* BEGIN DATASET ENTRIES *

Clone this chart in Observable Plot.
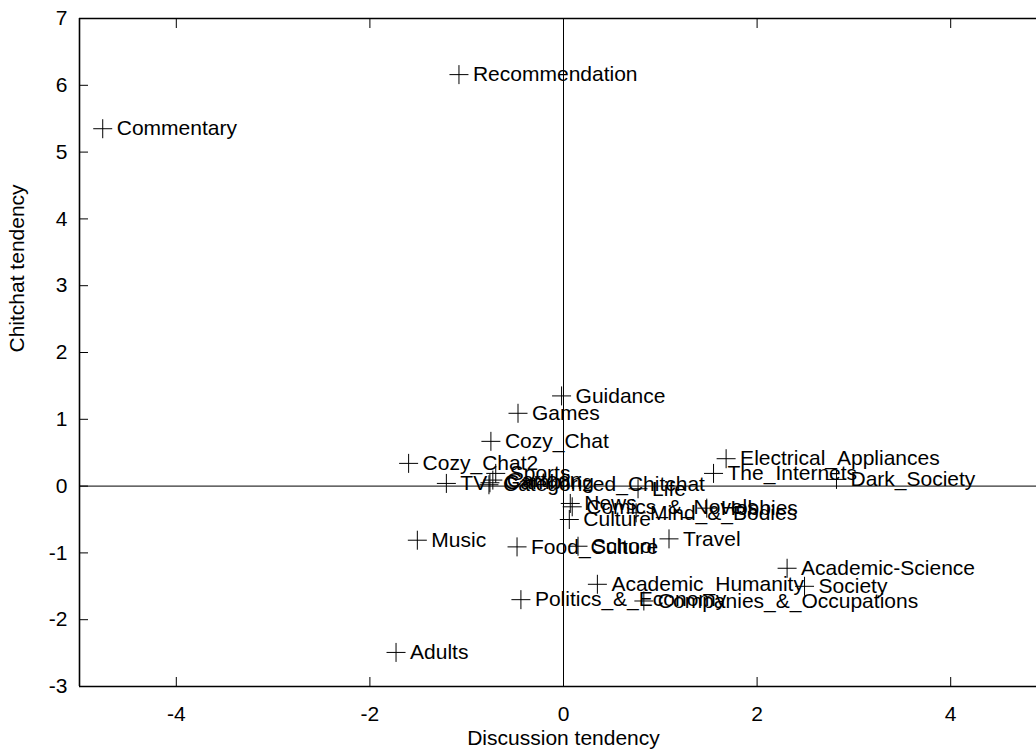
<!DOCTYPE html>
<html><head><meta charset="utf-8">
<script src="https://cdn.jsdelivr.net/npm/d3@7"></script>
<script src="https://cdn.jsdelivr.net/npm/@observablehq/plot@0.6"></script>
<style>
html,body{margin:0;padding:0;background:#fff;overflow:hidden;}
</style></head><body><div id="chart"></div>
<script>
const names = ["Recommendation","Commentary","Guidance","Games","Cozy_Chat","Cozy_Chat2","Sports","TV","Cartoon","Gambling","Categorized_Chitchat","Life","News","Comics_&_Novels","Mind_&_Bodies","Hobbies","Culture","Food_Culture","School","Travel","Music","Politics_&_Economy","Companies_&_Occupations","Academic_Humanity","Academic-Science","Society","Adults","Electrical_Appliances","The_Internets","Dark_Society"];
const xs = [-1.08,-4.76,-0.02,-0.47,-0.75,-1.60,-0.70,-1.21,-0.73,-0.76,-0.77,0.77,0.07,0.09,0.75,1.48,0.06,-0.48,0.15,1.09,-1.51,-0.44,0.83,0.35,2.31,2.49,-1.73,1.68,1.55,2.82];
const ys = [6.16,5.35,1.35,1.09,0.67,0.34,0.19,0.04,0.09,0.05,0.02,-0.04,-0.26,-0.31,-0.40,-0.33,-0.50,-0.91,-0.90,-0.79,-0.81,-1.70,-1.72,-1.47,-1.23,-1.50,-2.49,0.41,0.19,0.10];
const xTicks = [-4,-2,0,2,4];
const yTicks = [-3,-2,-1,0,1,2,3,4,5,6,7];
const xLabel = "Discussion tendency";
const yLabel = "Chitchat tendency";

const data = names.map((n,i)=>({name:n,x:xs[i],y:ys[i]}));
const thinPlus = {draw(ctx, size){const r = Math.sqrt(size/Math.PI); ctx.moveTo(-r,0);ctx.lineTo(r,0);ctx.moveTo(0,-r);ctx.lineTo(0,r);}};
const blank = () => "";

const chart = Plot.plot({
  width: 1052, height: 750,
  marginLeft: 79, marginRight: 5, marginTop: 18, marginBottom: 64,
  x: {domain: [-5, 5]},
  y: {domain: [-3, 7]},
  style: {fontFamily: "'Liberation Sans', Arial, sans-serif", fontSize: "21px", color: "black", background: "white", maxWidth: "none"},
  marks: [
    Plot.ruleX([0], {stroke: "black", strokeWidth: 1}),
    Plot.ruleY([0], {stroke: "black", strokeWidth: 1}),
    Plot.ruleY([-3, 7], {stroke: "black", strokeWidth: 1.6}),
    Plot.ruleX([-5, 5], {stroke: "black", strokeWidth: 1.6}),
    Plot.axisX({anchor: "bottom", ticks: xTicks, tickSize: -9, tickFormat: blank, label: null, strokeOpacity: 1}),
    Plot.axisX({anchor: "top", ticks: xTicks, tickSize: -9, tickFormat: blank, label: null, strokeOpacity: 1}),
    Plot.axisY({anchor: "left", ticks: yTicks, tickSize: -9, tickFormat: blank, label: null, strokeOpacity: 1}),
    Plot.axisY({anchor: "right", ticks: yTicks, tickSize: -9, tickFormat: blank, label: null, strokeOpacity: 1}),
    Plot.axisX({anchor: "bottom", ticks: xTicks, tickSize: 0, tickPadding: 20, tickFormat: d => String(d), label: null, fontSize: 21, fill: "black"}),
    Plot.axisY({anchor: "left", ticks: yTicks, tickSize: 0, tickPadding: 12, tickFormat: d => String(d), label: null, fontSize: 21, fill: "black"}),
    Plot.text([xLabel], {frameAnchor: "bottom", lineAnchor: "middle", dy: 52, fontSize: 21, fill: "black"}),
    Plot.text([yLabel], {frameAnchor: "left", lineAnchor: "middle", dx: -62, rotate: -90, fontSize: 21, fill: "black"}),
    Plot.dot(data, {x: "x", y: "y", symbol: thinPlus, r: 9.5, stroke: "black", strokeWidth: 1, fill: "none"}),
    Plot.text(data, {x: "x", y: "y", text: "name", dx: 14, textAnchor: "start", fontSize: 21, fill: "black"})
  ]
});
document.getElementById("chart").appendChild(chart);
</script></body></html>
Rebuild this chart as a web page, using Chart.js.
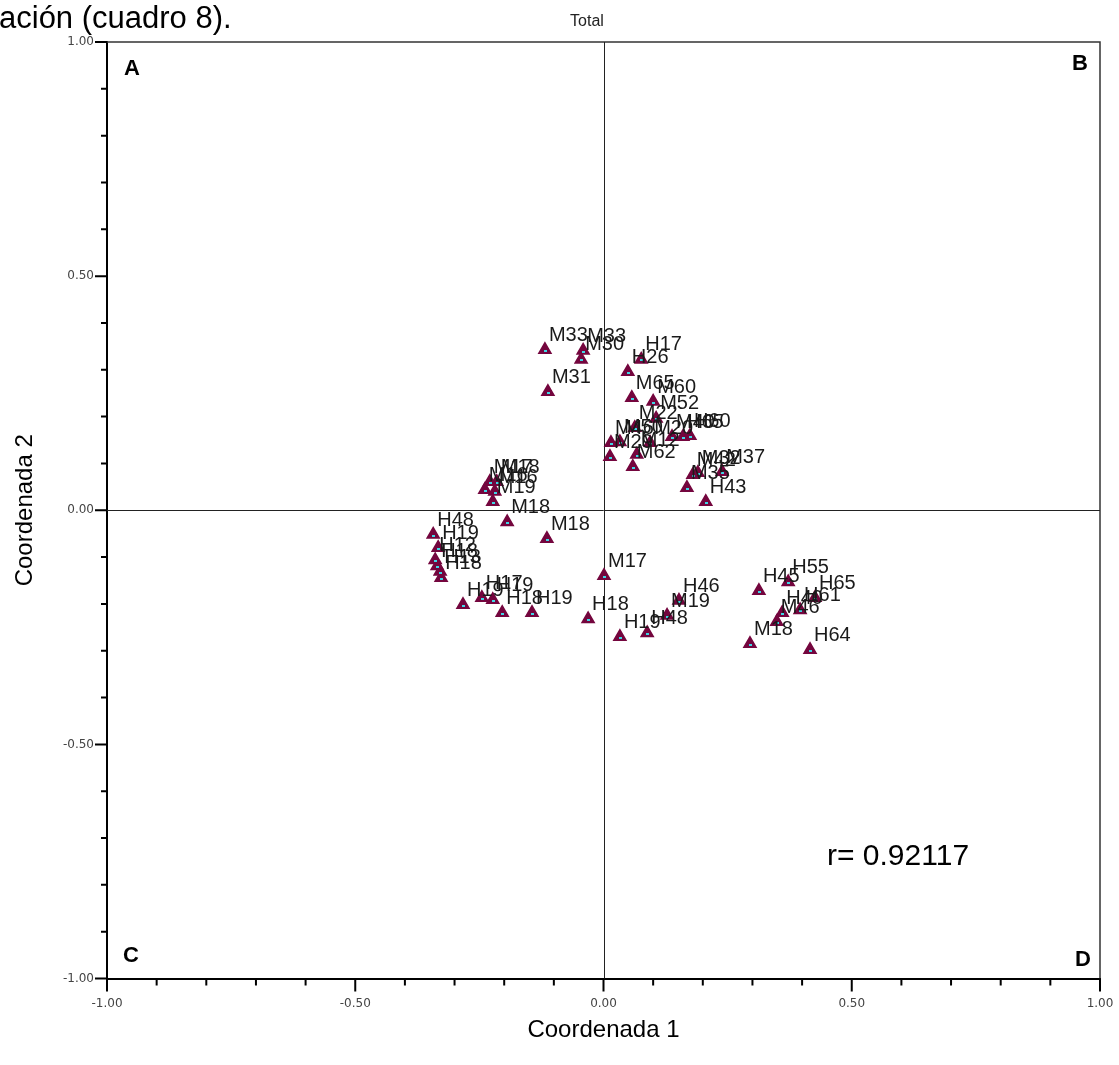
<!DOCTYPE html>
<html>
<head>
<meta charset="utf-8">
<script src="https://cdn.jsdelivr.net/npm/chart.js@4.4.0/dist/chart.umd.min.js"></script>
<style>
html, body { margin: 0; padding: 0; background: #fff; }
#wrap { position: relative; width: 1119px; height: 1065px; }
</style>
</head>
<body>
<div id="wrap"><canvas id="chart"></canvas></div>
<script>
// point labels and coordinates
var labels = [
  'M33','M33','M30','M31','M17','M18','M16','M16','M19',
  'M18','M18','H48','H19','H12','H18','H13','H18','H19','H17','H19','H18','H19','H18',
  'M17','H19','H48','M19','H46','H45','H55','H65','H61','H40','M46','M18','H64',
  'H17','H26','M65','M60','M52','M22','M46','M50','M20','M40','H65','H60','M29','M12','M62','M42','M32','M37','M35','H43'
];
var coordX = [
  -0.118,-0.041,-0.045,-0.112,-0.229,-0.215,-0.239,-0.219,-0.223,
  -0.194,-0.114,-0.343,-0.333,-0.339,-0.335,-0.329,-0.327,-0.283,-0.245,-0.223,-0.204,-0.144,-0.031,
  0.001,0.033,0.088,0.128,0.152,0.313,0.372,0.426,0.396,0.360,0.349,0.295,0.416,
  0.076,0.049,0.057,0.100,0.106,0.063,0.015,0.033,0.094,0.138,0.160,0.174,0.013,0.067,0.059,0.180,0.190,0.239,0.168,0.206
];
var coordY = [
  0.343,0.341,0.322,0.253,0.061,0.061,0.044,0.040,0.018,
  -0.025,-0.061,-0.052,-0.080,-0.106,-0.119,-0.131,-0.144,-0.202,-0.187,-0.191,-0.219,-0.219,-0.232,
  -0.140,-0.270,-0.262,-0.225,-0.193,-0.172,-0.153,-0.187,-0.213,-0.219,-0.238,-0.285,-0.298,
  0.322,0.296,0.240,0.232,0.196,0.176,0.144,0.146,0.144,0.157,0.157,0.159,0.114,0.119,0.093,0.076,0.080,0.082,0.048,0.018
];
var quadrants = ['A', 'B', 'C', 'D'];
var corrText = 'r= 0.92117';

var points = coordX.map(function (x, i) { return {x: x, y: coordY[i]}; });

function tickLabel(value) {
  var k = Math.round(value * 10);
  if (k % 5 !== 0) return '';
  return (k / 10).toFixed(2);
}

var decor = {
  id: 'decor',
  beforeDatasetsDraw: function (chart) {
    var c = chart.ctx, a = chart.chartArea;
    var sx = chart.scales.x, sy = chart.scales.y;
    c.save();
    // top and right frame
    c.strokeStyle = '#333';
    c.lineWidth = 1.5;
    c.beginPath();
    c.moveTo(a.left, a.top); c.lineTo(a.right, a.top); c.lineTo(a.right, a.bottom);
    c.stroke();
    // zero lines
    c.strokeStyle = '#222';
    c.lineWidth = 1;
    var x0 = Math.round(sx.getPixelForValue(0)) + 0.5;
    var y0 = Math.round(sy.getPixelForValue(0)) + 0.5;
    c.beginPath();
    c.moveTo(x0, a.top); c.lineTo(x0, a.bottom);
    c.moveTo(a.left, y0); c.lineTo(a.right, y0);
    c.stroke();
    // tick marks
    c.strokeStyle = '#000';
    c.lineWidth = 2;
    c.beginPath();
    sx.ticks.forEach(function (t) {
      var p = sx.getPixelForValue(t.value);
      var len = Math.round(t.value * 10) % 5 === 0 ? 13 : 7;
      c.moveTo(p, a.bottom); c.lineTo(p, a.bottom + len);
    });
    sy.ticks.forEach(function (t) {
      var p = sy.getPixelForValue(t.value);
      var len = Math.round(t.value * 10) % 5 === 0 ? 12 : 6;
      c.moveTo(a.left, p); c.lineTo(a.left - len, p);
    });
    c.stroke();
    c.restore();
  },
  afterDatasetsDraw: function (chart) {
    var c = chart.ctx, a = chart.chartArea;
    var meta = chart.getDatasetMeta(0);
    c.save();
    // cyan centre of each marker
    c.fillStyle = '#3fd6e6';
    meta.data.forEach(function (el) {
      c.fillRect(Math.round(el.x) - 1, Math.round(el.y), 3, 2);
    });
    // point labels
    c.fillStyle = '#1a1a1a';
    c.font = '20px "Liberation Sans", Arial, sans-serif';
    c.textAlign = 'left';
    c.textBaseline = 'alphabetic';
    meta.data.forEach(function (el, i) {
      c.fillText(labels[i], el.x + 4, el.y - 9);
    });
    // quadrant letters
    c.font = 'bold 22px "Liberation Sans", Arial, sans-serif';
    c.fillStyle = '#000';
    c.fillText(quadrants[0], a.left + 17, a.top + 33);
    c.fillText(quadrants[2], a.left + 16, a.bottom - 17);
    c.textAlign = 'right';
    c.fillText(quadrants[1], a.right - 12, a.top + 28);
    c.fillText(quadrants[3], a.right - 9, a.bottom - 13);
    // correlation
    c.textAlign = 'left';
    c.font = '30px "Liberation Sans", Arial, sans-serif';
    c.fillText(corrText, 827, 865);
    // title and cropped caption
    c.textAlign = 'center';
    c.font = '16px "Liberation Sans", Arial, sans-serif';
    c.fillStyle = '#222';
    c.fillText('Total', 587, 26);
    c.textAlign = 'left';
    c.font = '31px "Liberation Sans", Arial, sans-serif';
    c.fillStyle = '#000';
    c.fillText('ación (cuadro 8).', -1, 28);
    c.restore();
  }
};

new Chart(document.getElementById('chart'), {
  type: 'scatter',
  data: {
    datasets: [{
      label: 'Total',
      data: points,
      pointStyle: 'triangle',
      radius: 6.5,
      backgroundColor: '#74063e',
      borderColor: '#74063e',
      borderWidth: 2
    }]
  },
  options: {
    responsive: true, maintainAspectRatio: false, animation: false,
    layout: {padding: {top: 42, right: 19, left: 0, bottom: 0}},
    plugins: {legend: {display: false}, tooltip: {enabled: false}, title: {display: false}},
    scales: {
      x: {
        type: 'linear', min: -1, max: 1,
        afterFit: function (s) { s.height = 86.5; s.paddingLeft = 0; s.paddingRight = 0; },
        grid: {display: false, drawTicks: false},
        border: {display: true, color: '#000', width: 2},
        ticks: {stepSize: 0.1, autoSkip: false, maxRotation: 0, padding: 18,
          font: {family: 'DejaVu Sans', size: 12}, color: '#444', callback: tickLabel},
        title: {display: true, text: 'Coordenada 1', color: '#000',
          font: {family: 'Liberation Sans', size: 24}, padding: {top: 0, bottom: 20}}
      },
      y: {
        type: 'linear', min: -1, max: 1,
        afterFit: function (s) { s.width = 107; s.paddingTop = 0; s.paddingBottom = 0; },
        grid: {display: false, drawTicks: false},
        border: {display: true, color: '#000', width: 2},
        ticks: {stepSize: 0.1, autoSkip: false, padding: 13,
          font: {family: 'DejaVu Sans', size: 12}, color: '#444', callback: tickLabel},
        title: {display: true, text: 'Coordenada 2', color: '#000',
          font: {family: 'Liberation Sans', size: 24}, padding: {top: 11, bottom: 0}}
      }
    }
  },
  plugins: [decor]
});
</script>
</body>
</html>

* END DATASET ENTRIES *

» DIRECTION: Everything from the first line of the records through the line containing "const blank = ()" should be reproduced exactly, apart from the pictures.

» SOLUTION TO THE PROBLEM:
Clone this chart in Observable Plot.
<!DOCTYPE html>
<html><head><meta charset="utf-8">
<script src="https://cdn.jsdelivr.net/npm/d3@7"></script>
<script src="https://cdn.jsdelivr.net/npm/@observablehq/plot@0.6"></script>
<style>
html,body{margin:0;padding:0;background:#fff;overflow:hidden;}
</style></head><body><div id="chart"></div>
<script>
const names = ["Recommendation","Commentary","Guidance","Games","Cozy_Chat","Cozy_Chat2","Sports","TV","Cartoon","Gambling","Categorized_Chitchat","Life","News","Comics_&_Novels","Mind_&_Bodies","Hobbies","Culture","Food_Culture","School","Travel","Music","Politics_&_Economy","Companies_&_Occupations","Academic_Humanity","Academic-Science","Society","Adults","Electrical_Appliances","The_Internets","Dark_Society"];
const xs = [-1.08,-4.76,-0.02,-0.47,-0.75,-1.60,-0.70,-1.21,-0.73,-0.76,-0.77,0.77,0.07,0.09,0.75,1.48,0.06,-0.48,0.15,1.09,-1.51,-0.44,0.83,0.35,2.31,2.49,-1.73,1.68,1.55,2.82];
const ys = [6.16,5.35,1.35,1.09,0.67,0.34,0.19,0.04,0.09,0.05,0.02,-0.04,-0.26,-0.31,-0.40,-0.33,-0.50,-0.91,-0.90,-0.79,-0.81,-1.70,-1.72,-1.47,-1.23,-1.50,-2.49,0.41,0.19,0.10];
const xTicks = [-4,-2,0,2,4];
const yTicks = [-3,-2,-1,0,1,2,3,4,5,6,7];
const xLabel = "Discussion tendency";
const yLabel = "Chitchat tendency";

const data = names.map((n,i)=>({name:n,x:xs[i],y:ys[i]}));
const thinPlus = {draw(ctx, size){const r = Math.sqrt(size/Math.PI); ctx.moveTo(-r,0);ctx.lineTo(r,0);ctx.moveTo(0,-r);ctx.lineTo(0,r);}};
const blank = () => "";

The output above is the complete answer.